PROBLEM REQUIREMENTS: Write out the opening lines of the data word for word, up to and including the line with "annotations = []", and leave every picture and every later line out.

INFORMATION PROVIDED:
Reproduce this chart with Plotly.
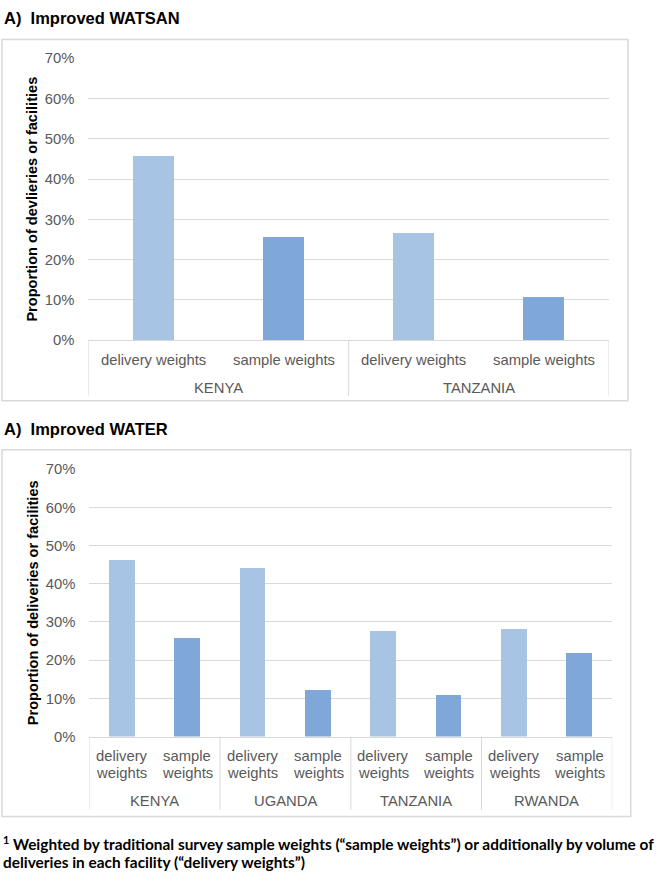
import plotly.graph_objects as go

W, H = 660, 883

# ---------------- data ----------------
watsan_title = "A)\u00a0\u00a0Improved WATSAN"
watsan_ytitle = "Proportion of devlieries or facilities"
watsan_countries = ["KENYA", "KENYA", "TANZANIA", "TANZANIA"]
watsan_weights = ["delivery weights", "sample weights", "delivery weights", "sample weights"]
watsan_values = [0.456, 0.256, 0.266, 0.107]

water_title = "A)\u00a0\u00a0Improved WATER"
water_ytitle = "Proportion of deliveries or facilities"
water_countries = ["KENYA", "KENYA", "UGANDA", "UGANDA", "TANZANIA", "TANZANIA", "RWANDA", "RWANDA"]
water_weights = ["delivery weights", "sample weights"] * 4
water_values = [0.462, 0.259, 0.442, 0.121, 0.277, 0.110, 0.282, 0.220]

y_tickvals = [0, 0.1, 0.2, 0.3, 0.4, 0.5, 0.6, 0.7]
y_ticktext = ["0%", "10%", "20%", "30%", "40%", "50%", "60%", "70%"]

footnote_line1 = "<sup>1</sup> Weighted by traditional survey sample weights (\u201csample weights\u201d) or additionally by volume of"
footnote_line2 = "deliveries in each facility (\u201cdelivery weights\u201d)"

weight_colors = {"delivery weights": "#A7C4E5", "sample weights": "#7FA8D9"}

# ---------------- styling helpers ----------------
FONT = "Liberation Sans, Arial, sans-serif"
GRID = "#D9D9D9"
TXT = "#595959"


def px_x(x):
    return x / W


def px_y(y):
    return 1 - y / H


fig = go.Figure()
shapes = []
annotations = []


def add_panel(n, title, ytitle, countries, weights, values, geo):
    xa = "x" if n == 1 else "x%d" % n
    ya = "y" if n == 1 else "y%d" % n
    xs = list(range(len(values)))
    fig.add_trace(go.Bar(
        x=xs, y=values, width=geo["barw"],
        marker=dict(color=[weight_colors[w] for w in weights], line=dict(width=0)),
        xaxis=xa, yaxis=ya, showlegend=False, hoverinfo="skip",
    ))
    lay_x = "xaxis" if n == 1 else "xaxis%d" % n
    lay_y = "yaxis" if n == 1 else "yaxis%d" % n
    fig.layout[lay_x] = dict(
        domain=[px_x(geo["left"]), px_x(geo["right"])],
        range=[-0.5, len(values) - 0.5], showticklabels=False,
        showgrid=False, zeroline=False, showline=True, linecolor=GRID, linewidth=1,
        anchor=ya, fixedrange=True,
    )
    fig.layout[lay_y] = dict(
        domain=[px_y(geo["bottom"]), px_y(geo["top"])],
        range=[0, 0.7005], tickvals=y_tickvals, ticktext=y_ticktext,
        tickfont=dict(family=FONT, size=14.8, color=TXT),
        showgrid=True, gridcolor=GRID, gridwidth=1, zeroline=False, showline=False,
        ticks="outside", ticklen=geo["standoff"], tickcolor="rgba(0,0,0,0)",
        anchor=xa, fixedrange=True,
    )
    # chart-area border
    shapes.append(dict(type="rect", xref="paper", yref="paper",
                       x0=px_x(geo["box"][0]), y0=px_y(geo["box"][1]),
                       x1=px_x(geo["box"][2]), y1=px_y(geo["box"][3]),
                       line=dict(color=GRID, width=1.5), layer="below"))
    # title
    annotations.append(dict(text="<b>%s</b>" % title, xref="paper", yref="paper",
                            x=px_x(geo["title"][0]), y=px_y(geo["title"][1]),
                            xanchor="left", yanchor="middle", showarrow=False,
                            font=dict(family=FONT, size=16.5, color="#000000")))
    # y title
    annotations.append(dict(text="<b>%s</b>" % ytitle, xref="paper", yref="paper",
                            x=px_x(geo["ytitle_x"]), y=px_y((geo["top"] + geo["bottom"]) / 2),
                            xanchor="center", yanchor="middle", textangle=-90, showarrow=False,
                            font=dict(family=FONT, size=14.6, color="#000000")))
    # category labels
    for i, w in enumerate(weights):
        if geo["wrap"]:
            for k, word in enumerate(w.split(" ")):
                annotations.append(dict(text=word, xref=xa, yref="paper", x=i,
                                        y=px_y(geo["lab_y"][k]), xanchor="center", yanchor="middle",
                                        showarrow=False, font=dict(family=FONT, size=14.8, color=TXT)))
        else:
            annotations.append(dict(text=w, xref=xa, yref="paper", x=i,
                                    y=px_y(geo["lab_y"][0]), xanchor="center", yanchor="middle",
                                    showarrow=False, font=dict(family=FONT, size=14.8, color=TXT)))
    # groups
    groups = []
    for i, c in enumerate(countries):
        if groups and groups[-1][0] == c:
            groups[-1][2] = i
        else:
            groups.append([c, i, i])
    bounds = [g[1] - 0.5 for g in groups] + [groups[-1][2] + 0.5]
    for b in bounds:
        shapes.append(dict(type="line", xref=xa, yref="paper", x0=b, x1=b,
                           y0=px_y(geo["bottom"]), y1=px_y(geo["div_end"]),
                           line=dict(color=GRID, width=1)))
    for c, s, e in groups:
        annotations.append(dict(text=c, xref=xa, yref="paper", x=(s + e) / 2,
                                y=px_y(geo["country_y"]), xanchor="center", yanchor="middle",
                                showarrow=False, font=dict(family=FONT, size=14.8, color=TXT)))


add_panel(1, watsan_title, watsan_ytitle, watsan_countries, watsan_weights, watsan_values,
          dict(left=88.3, right=609, top=51, bottom=338.3, barw=0.315, standoff=10,
               box=(2, 32, 628, 400), title=(2, 10), ytitle_x=32.5, wrap=False,
               lab_y=[358], country_y=387, div_end=395))

add_panel(2, water_title, water_ytitle, water_countries, water_weights, water_values,
          dict(left=89.3, right=612.3, top=469.5, bottom=742, barw=0.393, standoff=10,
               box=(2, 450, 630.7, 823.5), title=(2, 429), ytitle_x=32.5, wrap=True,
               lab_y=[761.7, 779.3], country_y=807.3, div_end=816.5))

FOOT_FONT = dict(family="Lato, sans-serif", size=15.4, color="#000000", weight="bold")
annotations.append(dict(text=footnote_line1, xref="paper", yref="paper", x=px_x(1), y=px_y(850),
                        xanchor="left", yanchor="middle", showarrow=False, font=FOOT_FONT))
annotations.append(dict(text=footnote_line2, xref="paper", yref="paper", x=px_x(1), y=px_y(870),
                        xanchor="left", yanchor="middle", showarrow=False, font=FOOT_FONT))

fig.update_layout(
    width=W, height=H, margin=dict(l=0, r=0, t=0, b=0),
    paper_bgcolor="white", plot_bgcolor="white",
    shapes=shapes, annotations=annotations, bargap=0,
)

fig.write_html("out.html", config={"displayModeBar": False},
               post_script="document.body.style.margin='0';document.body.style.overflow='hidden';")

REPLY:
Reproduce this chart with Plotly.
import plotly.graph_objects as go

W, H = 660, 883

# ---------------- data ----------------
watsan_title = "A)\u00a0\u00a0Improved WATSAN"
watsan_ytitle = "Proportion of devlieries or facilities"
watsan_countries = ["KENYA", "KENYA", "TANZANIA", "TANZANIA"]
watsan_weights = ["delivery weights", "sample weights", "delivery weights", "sample weights"]
watsan_values = [0.456, 0.256, 0.266, 0.107]

water_title = "A)\u00a0\u00a0Improved WATER"
water_ytitle = "Proportion of deliveries or facilities"
water_countries = ["KENYA", "KENYA", "UGANDA", "UGANDA", "TANZANIA", "TANZANIA", "RWANDA", "RWANDA"]
water_weights = ["delivery weights", "sample weights"] * 4
water_values = [0.462, 0.259, 0.442, 0.121, 0.277, 0.110, 0.282, 0.220]

y_tickvals = [0, 0.1, 0.2, 0.3, 0.4, 0.5, 0.6, 0.7]
y_ticktext = ["0%", "10%", "20%", "30%", "40%", "50%", "60%", "70%"]

footnote_line1 = "<sup>1</sup> Weighted by traditional survey sample weights (\u201csample weights\u201d) or additionally by volume of"
footnote_line2 = "deliveries in each facility (\u201cdelivery weights\u201d)"

weight_colors = {"delivery weights": "#A7C4E5", "sample weights": "#7FA8D9"}

# ---------------- styling helpers ----------------
FONT = "Liberation Sans, Arial, sans-serif"
GRID = "#D9D9D9"
TXT = "#595959"


def px_x(x):
    return x / W


def px_y(y):
    return 1 - y / H


fig = go.Figure()
shapes = []
annotations = []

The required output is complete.